Hale County schools learning online through at least Tuesday


Hale County High School

COVID-19’s omicron variant is taking a toll everywhere, but small, rural school systems are facing extra challenges.

For the Hale County School District, there are so many staff members and students out of work or school that it made sense to move back to virtual learning through at least Jan. 18, system officials said.

“As the week has progressed, our numbers have increased dramatically,” sale Hale County High School Principal Ronnie Garner.

Hale County is far from alone, considering Tuscaloosa City Schools reinstated their mask mandate beginning Jan. 18, and Greene County, Pickens County and Fayette County all swapped to virtual learning through the end of the week.

“Right now, we have nine staff members who have either tested positive or feel like they will test positive,” Garner said. “(Tuesday) we had over 100 students out. (Wednesday) we are over 100 again. Being a small school, 120 or so kids out, that is approximately one-third of our population.”

Hale County Superintendent Michael Ryans said between the number of teachers and students out, the board decided virtual learning was the best option.

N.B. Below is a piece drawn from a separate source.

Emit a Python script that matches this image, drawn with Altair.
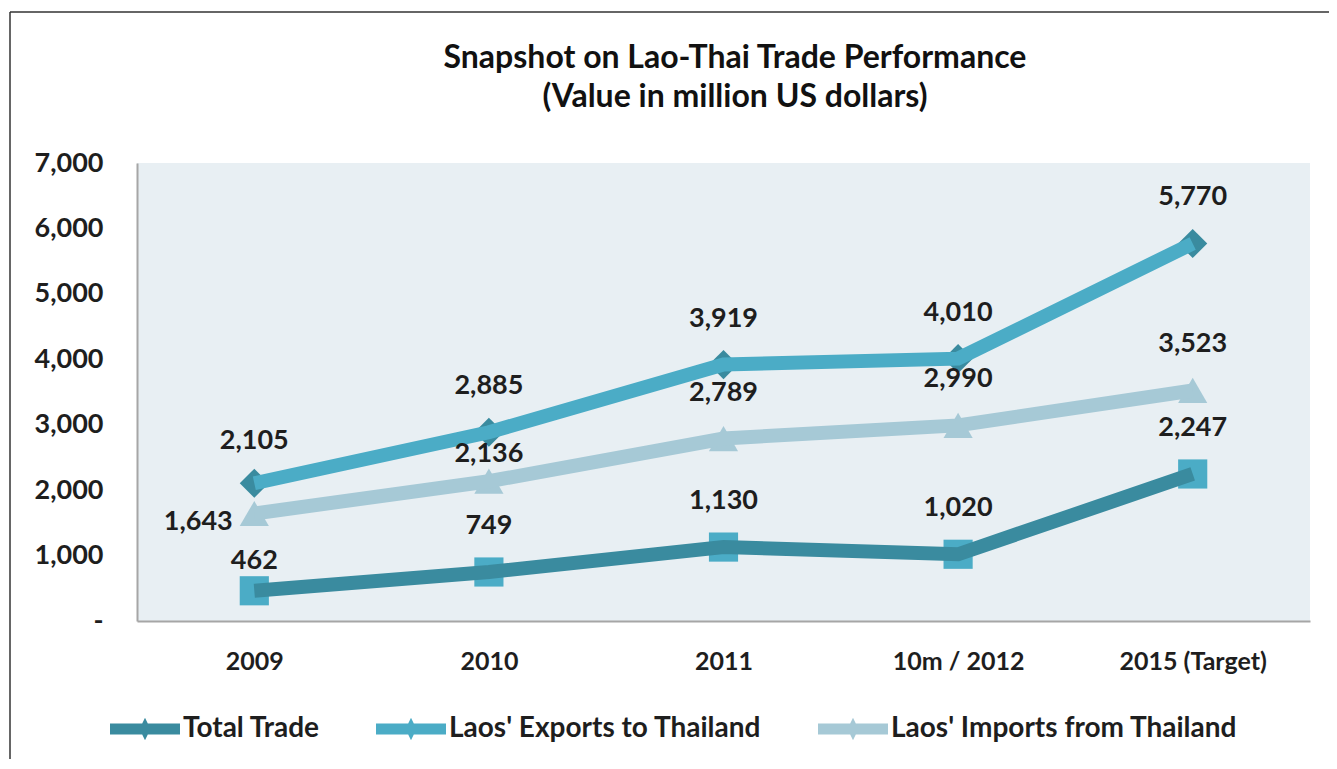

“We have been trying to do everything possible to keep the schools open,” Ryans said. “Since there is an opportunity to have a five-day period away from school, we decided to go remote for the next five days, which includes the holiday Monday.”

But in Hale County, remote learning comes with its own challenges. Because many students live in rural areas, decent internet access isn’t always available.

“We put buses in place for broadband hotspots,” Ryans said. “Some of those areas were not effective, either. We are having to provide packages for instruction and electronic devices.”

While their system is small, it’s times like these that Ryans said their big hearts really show.

“We are fortunate to have a staff at each school that is very supportive of one another,” Ryans said. “When bus drivers go down, we have principals who agree to drive those bus routes.”

And that’s not COVID-specific, he said. They’ve done it before and they’ll do it again, just to make sure their students get to school and back.

In-person learning is expected to resume Tuesday, Jan. 18.